Industrial work share arrangements could be another source of conflict between the two partners. The French government maintains control over strategic industrial capabilities at the national level. It has a long history of state-industry cooperation, active guiding, and direct ownership that is institutionalized.
In contrast, willingness and ability to constructively influence the domestic defense industry appear to be much less developed in German – and equally, Spanish – politics and administration, explained Nanda.
Maintaining a strong industrial base and skilled jobs is a significant political priority for Germany, as it is for France. However, given Germany’s political aversion to selling military equipment to countries with weak human rights and non-proliferation records, export controls are expected to be a key sticking point.
In light of this, there are difficulties between France and Germany about how the two countries can agree on the new fighter jet’s export potential.

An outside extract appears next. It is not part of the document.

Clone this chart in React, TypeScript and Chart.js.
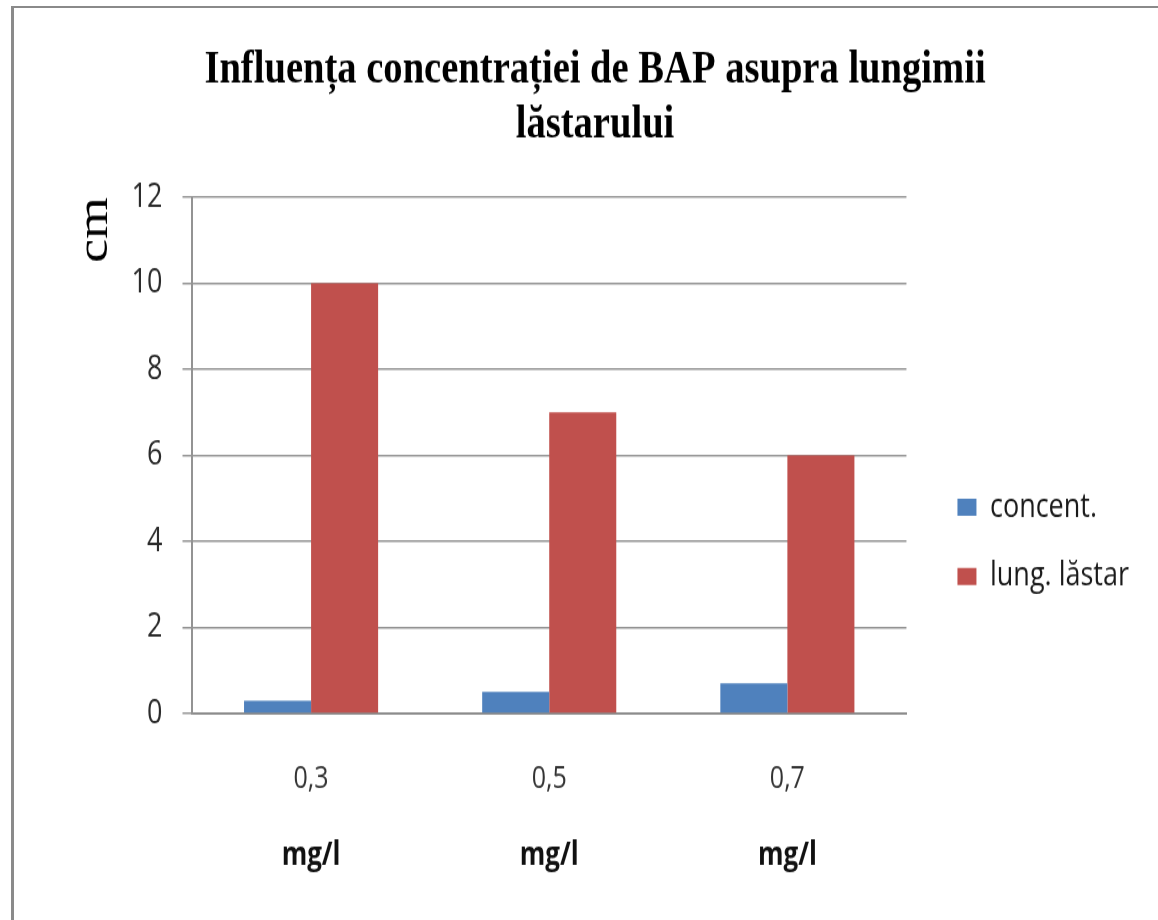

France is a supporter of “pragmatic export rules” and will never tolerate German sales vetoes. This is especially true given that France is the project’s lead partner due to its superior experience. France has retained a national industrial base capable of autonomously designing and manufacturing systems across a broad spectrum of military applications, thanks to companies like Dassault (aerospace systems integration) and Safran (jet engines).
By contrast, Germany and, to a lesser extent, Spain has long relocated the majority of its autonomy goals from the national to the European level.
France is at a juncture where it is looking at expanding its defense exports and assuming a leadership role in the global arena. With the limitations attached to a partnership with Germany, that prospect could well be in jeopardy. These key fundamental differences could be reasons why the FCAS might actually never take of.